Exercise objective
Leave the pictures out and retype the lines from the beginning through the line with "color='#3f7ecf', edgecolor='none', zorder=3)", both ends included.
■ ■ ■ ■
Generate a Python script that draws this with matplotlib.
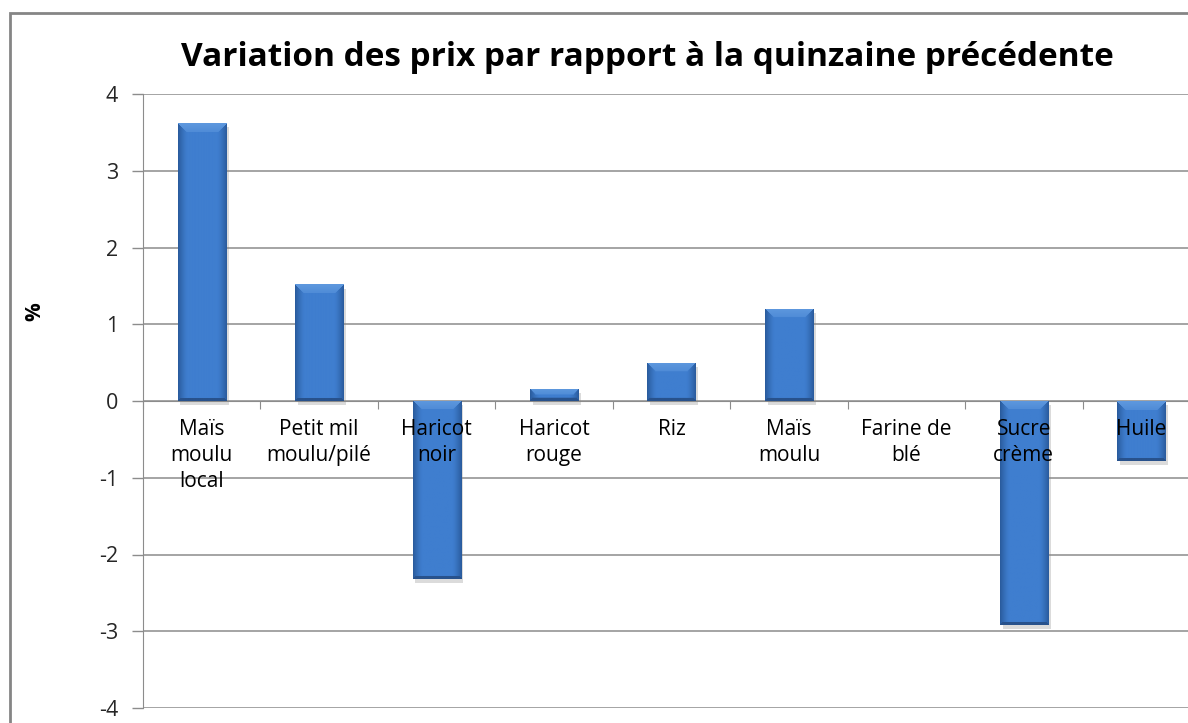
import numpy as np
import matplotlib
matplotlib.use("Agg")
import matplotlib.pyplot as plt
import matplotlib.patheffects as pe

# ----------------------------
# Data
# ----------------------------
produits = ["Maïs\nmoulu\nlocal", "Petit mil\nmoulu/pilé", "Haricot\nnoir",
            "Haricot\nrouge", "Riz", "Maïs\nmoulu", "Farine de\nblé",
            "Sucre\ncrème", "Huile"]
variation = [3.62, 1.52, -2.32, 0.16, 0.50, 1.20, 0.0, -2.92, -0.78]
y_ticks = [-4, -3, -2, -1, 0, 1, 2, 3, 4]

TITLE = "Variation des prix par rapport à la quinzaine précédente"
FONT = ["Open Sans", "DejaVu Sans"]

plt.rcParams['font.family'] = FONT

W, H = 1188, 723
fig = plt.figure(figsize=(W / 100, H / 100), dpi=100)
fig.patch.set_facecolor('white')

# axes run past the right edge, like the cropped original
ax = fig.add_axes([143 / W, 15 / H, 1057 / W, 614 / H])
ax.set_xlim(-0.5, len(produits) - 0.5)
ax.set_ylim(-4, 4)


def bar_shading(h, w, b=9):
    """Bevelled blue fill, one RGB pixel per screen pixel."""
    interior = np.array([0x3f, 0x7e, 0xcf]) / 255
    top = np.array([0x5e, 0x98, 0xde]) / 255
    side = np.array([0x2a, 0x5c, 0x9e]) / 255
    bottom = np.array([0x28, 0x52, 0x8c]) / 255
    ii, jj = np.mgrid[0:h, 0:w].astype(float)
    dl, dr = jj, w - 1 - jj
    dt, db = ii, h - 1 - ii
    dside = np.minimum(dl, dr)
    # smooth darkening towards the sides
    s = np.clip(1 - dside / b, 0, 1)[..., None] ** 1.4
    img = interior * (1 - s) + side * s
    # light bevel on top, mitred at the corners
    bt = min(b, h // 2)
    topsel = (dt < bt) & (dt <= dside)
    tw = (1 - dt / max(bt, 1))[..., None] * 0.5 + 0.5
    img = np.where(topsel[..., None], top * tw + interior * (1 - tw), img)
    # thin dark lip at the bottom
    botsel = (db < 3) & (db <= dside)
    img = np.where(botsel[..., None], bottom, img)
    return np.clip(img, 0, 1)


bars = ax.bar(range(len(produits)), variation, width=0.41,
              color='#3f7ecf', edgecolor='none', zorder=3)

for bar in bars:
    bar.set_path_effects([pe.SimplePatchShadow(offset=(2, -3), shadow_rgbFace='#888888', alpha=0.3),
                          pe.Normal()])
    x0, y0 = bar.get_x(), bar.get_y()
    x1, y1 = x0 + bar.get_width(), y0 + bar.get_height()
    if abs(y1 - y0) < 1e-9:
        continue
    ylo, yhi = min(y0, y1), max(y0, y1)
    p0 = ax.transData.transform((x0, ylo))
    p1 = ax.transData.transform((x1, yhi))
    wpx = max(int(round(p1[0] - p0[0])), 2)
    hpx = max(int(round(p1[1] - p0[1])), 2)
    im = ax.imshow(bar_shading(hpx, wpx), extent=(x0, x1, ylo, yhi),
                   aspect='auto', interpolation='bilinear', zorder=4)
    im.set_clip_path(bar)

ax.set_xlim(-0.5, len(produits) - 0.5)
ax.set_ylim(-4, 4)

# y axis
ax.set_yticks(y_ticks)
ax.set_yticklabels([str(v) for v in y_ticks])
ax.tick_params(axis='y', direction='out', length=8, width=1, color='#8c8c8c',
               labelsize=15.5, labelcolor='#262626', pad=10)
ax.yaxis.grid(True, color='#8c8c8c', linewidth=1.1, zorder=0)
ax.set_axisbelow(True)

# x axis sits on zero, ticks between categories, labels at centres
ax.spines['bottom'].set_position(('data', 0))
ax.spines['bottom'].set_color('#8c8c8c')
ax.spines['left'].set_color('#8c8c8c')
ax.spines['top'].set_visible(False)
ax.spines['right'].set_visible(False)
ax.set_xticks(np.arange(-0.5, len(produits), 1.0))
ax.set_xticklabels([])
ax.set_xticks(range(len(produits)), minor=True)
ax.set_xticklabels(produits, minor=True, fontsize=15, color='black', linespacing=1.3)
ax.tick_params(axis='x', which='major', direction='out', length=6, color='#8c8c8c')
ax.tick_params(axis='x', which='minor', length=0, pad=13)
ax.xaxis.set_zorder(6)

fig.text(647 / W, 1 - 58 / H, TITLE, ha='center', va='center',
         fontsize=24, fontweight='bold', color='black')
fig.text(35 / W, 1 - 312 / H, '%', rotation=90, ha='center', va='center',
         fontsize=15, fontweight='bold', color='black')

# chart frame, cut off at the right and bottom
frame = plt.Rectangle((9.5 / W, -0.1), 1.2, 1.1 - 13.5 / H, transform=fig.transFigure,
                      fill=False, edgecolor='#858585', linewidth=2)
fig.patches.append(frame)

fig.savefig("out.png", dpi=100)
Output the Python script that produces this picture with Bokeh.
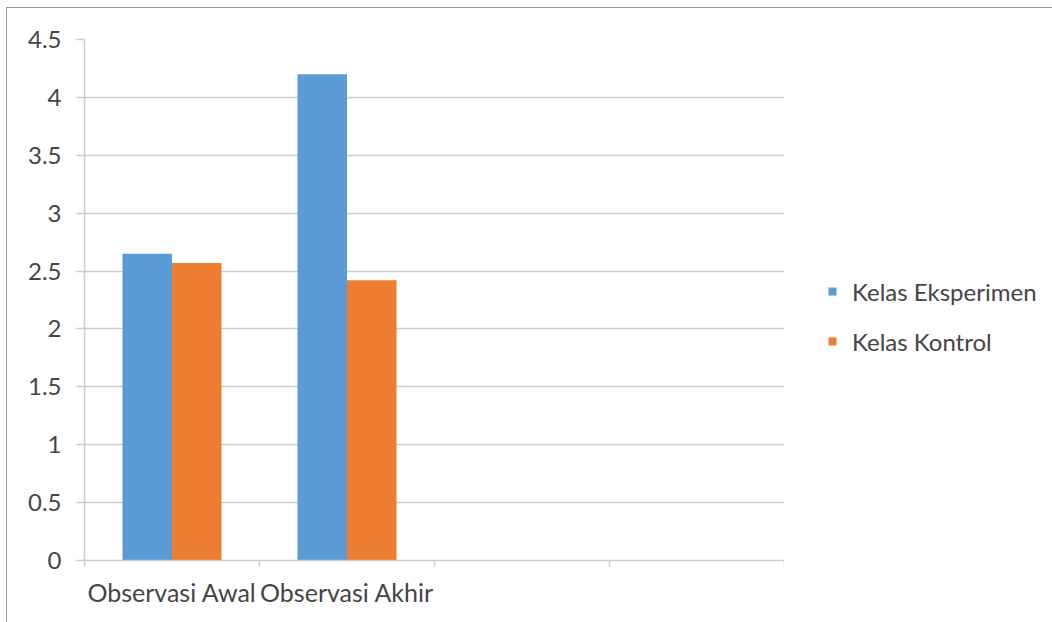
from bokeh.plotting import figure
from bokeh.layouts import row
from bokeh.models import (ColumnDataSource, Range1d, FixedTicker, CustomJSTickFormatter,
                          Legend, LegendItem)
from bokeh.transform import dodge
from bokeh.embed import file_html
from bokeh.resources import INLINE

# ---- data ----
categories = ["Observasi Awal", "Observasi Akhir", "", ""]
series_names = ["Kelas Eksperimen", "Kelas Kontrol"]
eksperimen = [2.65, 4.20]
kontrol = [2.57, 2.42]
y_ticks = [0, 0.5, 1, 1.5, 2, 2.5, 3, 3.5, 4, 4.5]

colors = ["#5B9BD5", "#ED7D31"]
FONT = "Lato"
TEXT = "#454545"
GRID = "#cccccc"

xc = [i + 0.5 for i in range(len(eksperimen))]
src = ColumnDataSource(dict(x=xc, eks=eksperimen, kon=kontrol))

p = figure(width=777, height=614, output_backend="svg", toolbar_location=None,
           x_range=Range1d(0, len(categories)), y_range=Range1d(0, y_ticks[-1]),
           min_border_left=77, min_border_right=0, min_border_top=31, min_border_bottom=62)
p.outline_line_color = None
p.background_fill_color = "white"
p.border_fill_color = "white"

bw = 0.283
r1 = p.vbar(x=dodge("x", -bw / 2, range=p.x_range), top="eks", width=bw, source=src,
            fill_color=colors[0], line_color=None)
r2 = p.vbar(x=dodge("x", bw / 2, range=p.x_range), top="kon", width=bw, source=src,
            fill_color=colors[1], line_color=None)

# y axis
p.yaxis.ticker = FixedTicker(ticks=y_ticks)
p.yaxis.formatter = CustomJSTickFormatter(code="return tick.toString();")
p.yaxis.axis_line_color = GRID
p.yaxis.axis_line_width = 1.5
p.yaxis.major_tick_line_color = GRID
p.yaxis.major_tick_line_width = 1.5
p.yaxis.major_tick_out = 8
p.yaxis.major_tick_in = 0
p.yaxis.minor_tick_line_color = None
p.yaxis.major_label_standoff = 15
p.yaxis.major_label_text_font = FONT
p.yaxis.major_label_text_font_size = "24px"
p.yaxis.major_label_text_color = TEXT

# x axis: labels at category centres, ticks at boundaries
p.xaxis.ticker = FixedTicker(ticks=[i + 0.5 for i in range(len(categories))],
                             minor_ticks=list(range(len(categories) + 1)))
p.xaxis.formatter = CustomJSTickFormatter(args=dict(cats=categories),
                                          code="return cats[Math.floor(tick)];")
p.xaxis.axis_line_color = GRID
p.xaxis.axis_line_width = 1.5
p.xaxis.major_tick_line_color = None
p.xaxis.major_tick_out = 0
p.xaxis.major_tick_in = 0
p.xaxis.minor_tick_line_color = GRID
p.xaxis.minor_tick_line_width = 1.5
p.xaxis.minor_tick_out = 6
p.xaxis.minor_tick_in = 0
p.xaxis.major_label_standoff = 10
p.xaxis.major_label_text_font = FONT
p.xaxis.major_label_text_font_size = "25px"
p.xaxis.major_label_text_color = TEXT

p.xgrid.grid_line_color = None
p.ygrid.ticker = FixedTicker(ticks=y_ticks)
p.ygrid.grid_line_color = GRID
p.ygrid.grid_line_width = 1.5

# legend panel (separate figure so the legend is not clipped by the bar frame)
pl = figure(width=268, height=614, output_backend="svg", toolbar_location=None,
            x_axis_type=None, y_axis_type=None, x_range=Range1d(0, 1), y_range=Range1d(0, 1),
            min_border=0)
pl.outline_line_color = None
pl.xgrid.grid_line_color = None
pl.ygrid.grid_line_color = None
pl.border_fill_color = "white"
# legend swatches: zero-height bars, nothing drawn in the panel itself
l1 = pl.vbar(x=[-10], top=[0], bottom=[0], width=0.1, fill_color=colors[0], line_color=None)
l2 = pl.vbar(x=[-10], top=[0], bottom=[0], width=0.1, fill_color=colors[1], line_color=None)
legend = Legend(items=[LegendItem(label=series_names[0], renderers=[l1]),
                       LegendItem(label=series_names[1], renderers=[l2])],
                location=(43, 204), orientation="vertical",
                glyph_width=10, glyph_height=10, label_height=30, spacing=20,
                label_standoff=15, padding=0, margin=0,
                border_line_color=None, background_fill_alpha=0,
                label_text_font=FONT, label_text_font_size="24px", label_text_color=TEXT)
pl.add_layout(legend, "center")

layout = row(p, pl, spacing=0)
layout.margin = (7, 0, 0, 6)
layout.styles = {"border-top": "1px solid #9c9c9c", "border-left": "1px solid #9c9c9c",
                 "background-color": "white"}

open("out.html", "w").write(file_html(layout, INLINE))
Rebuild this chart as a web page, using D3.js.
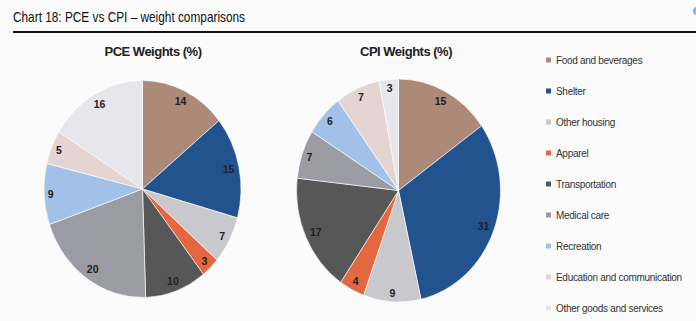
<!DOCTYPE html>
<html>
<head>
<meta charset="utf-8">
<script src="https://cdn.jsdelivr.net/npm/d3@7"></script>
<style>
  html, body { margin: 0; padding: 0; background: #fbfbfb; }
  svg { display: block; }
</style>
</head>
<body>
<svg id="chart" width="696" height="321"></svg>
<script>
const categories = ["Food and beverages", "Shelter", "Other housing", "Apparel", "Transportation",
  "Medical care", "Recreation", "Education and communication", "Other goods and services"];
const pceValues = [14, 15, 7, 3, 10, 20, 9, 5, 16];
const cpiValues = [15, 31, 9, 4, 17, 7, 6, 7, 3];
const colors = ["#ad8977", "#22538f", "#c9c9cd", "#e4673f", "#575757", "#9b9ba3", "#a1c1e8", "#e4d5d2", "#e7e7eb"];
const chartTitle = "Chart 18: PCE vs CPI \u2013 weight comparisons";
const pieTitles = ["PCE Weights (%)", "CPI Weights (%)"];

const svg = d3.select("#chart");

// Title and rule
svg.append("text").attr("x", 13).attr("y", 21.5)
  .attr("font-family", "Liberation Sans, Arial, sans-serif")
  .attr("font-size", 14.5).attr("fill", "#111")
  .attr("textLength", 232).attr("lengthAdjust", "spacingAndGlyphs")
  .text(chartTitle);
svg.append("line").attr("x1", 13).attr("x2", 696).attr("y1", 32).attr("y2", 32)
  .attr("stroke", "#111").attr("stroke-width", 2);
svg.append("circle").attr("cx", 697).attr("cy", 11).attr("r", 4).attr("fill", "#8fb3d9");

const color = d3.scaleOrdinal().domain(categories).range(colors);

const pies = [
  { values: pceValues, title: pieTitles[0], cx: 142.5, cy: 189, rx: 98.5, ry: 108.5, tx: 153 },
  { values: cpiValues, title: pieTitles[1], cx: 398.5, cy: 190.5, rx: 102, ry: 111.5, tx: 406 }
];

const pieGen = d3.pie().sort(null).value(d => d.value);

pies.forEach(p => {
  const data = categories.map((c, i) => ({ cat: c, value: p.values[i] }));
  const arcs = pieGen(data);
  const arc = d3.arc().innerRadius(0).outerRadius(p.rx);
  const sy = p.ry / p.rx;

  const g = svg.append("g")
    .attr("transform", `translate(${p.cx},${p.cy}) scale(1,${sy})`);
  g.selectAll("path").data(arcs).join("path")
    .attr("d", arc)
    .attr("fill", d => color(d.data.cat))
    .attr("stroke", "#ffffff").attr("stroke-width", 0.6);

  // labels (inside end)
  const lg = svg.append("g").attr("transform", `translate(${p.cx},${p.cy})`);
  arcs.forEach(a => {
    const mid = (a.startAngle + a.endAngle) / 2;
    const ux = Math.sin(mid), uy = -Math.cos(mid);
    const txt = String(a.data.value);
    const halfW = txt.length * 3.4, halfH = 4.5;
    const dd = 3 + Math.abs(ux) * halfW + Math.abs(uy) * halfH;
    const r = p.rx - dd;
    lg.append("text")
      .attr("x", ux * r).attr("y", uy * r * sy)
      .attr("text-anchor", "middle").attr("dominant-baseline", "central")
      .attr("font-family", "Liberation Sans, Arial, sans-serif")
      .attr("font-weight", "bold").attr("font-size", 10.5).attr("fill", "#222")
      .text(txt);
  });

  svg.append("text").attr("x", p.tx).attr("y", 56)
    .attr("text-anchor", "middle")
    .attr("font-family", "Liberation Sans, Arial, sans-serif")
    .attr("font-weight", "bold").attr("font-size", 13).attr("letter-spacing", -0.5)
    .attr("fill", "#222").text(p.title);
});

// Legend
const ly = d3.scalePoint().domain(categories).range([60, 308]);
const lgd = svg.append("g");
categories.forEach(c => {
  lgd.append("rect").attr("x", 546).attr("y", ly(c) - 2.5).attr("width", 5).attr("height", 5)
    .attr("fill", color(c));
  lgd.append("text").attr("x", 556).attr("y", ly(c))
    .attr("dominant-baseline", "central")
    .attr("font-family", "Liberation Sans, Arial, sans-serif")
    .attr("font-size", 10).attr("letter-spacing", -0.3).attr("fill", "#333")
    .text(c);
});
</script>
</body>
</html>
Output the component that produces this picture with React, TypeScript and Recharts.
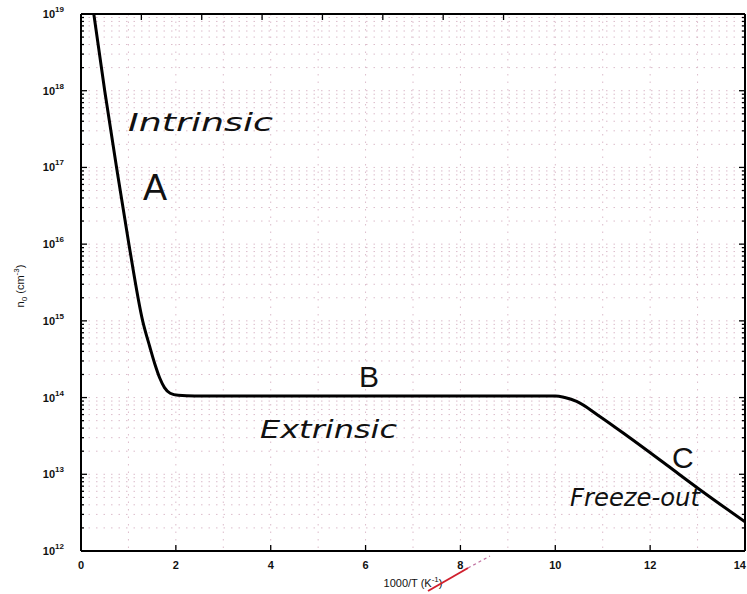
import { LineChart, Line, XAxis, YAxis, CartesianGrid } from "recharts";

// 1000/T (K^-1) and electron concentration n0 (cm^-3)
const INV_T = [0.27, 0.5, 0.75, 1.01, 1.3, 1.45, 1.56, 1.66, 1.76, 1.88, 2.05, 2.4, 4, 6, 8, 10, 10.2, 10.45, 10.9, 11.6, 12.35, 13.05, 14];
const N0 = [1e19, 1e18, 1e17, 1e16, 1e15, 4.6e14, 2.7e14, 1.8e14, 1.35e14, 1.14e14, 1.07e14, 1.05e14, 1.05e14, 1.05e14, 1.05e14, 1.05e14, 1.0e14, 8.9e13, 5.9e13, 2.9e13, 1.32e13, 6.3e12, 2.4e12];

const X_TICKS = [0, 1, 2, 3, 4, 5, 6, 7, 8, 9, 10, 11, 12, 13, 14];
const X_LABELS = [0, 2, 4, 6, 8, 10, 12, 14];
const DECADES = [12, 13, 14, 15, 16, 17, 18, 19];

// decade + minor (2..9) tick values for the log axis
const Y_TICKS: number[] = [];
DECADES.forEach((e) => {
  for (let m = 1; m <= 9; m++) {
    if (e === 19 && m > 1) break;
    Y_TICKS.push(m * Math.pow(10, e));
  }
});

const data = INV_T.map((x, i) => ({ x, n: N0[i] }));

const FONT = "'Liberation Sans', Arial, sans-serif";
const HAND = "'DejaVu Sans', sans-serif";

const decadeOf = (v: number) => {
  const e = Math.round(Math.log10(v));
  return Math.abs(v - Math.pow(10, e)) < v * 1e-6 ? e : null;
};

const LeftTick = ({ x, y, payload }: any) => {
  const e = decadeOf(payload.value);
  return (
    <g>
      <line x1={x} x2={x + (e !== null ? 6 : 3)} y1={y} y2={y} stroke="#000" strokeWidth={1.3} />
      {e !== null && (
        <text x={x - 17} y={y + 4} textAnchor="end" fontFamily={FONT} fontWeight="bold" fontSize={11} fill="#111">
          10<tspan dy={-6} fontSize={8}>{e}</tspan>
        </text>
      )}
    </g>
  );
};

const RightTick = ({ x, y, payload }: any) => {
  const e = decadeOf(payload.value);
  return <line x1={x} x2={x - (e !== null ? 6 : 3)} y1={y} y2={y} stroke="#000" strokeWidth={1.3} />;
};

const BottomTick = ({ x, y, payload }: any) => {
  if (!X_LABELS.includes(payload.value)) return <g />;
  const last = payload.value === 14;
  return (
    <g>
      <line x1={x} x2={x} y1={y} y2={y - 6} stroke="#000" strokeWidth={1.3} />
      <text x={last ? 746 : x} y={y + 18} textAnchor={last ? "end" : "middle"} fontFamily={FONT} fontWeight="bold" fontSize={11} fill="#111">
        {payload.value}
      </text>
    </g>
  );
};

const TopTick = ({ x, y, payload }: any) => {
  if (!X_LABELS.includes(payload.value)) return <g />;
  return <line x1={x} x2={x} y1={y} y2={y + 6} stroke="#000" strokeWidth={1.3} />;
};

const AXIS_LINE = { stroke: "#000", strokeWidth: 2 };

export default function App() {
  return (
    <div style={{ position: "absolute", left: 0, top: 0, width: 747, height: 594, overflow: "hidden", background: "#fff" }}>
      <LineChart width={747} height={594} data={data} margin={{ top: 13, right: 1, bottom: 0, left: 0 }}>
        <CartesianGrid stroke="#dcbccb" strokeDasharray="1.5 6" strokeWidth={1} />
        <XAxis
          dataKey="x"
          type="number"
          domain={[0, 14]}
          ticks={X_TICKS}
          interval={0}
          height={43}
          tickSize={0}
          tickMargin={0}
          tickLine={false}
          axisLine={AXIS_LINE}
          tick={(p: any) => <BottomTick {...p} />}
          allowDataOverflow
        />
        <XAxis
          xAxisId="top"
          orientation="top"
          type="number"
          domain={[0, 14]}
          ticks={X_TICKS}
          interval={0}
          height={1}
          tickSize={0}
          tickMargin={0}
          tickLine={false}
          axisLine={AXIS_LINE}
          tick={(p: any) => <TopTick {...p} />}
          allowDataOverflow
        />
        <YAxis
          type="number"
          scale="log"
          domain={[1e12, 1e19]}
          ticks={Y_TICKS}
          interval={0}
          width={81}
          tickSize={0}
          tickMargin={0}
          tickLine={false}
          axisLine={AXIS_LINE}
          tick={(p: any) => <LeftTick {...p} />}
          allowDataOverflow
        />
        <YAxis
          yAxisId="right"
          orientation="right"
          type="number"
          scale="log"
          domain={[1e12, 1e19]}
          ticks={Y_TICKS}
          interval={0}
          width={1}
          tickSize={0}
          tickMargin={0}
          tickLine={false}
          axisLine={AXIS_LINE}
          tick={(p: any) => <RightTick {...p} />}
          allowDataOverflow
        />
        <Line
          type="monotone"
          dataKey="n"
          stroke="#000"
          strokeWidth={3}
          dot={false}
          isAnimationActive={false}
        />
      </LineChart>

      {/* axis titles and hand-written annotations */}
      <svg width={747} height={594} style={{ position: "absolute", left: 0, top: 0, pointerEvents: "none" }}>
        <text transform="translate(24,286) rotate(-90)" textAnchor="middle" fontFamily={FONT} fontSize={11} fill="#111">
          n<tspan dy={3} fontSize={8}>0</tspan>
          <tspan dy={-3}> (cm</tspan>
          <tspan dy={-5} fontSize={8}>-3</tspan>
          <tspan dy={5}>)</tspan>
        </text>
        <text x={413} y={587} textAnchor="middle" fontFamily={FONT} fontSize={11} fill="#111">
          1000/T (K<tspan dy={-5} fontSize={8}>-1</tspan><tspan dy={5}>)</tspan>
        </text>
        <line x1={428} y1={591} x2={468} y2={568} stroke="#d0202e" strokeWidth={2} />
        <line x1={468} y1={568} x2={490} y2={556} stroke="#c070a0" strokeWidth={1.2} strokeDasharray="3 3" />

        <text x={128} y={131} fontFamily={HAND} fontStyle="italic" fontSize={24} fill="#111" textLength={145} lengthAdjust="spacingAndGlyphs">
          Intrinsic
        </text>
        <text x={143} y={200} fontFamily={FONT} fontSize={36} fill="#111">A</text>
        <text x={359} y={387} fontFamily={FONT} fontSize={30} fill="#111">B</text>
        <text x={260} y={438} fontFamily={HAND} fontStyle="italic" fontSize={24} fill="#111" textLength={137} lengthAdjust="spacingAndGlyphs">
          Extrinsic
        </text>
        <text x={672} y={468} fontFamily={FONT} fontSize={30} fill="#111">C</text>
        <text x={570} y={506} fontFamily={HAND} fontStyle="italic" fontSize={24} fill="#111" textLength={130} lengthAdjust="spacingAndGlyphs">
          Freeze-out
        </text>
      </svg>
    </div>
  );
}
■ ■ ■ ■
Output of the task
Generate a Python script that draws this with matplotlib.
import numpy as np
import matplotlib
matplotlib.use("Agg")
import matplotlib.pyplot as plt
import matplotlib.patheffects as pe

# ----------------------------
# Data
# ----------------------------
produits = ["Maïs\nmoulu\nlocal", "Petit mil\nmoulu/pilé", "Haricot\nnoir",
            "Haricot\nrouge", "Riz", "Maïs\nmoulu", "Farine de\nblé",
            "Sucre\ncrème", "Huile"]
variation = [3.62, 1.52, -2.32, 0.16, 0.50, 1.20, 0.0, -2.92, -0.78]
y_ticks = [-4, -3, -2, -1, 0, 1, 2, 3, 4]

TITLE = "Variation des prix par rapport à la quinzaine précédente"
FONT = ["Open Sans", "DejaVu Sans"]

plt.rcParams['font.family'] = FONT

W, H = 1188, 723
fig = plt.figure(figsize=(W / 100, H / 100), dpi=100)
fig.patch.set_facecolor('white')

# axes run past the right edge, like the cropped original
ax = fig.add_axes([143 / W, 15 / H, 1057 / W, 614 / H])
ax.set_xlim(-0.5, len(produits) - 0.5)
ax.set_ylim(-4, 4)


def bar_shading(h, w, b=9):
    """Bevelled blue fill, one RGB pixel per screen pixel."""
    interior = np.array([0x3f, 0x7e, 0xcf]) / 255
    top = np.array([0x5e, 0x98, 0xde]) / 255
    side = np.array([0x2a, 0x5c, 0x9e]) / 255
    bottom = np.array([0x28, 0x52, 0x8c]) / 255
    ii, jj = np.mgrid[0:h, 0:w].astype(float)
    dl, dr = jj, w - 1 - jj
    dt, db = ii, h - 1 - ii
    dside = np.minimum(dl, dr)
    # smooth darkening towards the sides
    s = np.clip(1 - dside / b, 0, 1)[..., None] ** 1.4
    img = interior * (1 - s) + side * s
    # light bevel on top, mitred at the corners
    bt = min(b, h // 2)
    topsel = (dt < bt) & (dt <= dside)
    tw = (1 - dt / max(bt, 1))[..., None] * 0.5 + 0.5
    img = np.where(topsel[..., None], top * tw + interior * (1 - tw), img)
    # thin dark lip at the bottom
    botsel = (db < 3) & (db <= dside)
    img = np.where(botsel[..., None], bottom, img)
    return np.clip(img, 0, 1)


bars = ax.bar(range(len(produits)), variation, width=0.41,
              color='#3f7ecf', edgecolor='none', zorder=3)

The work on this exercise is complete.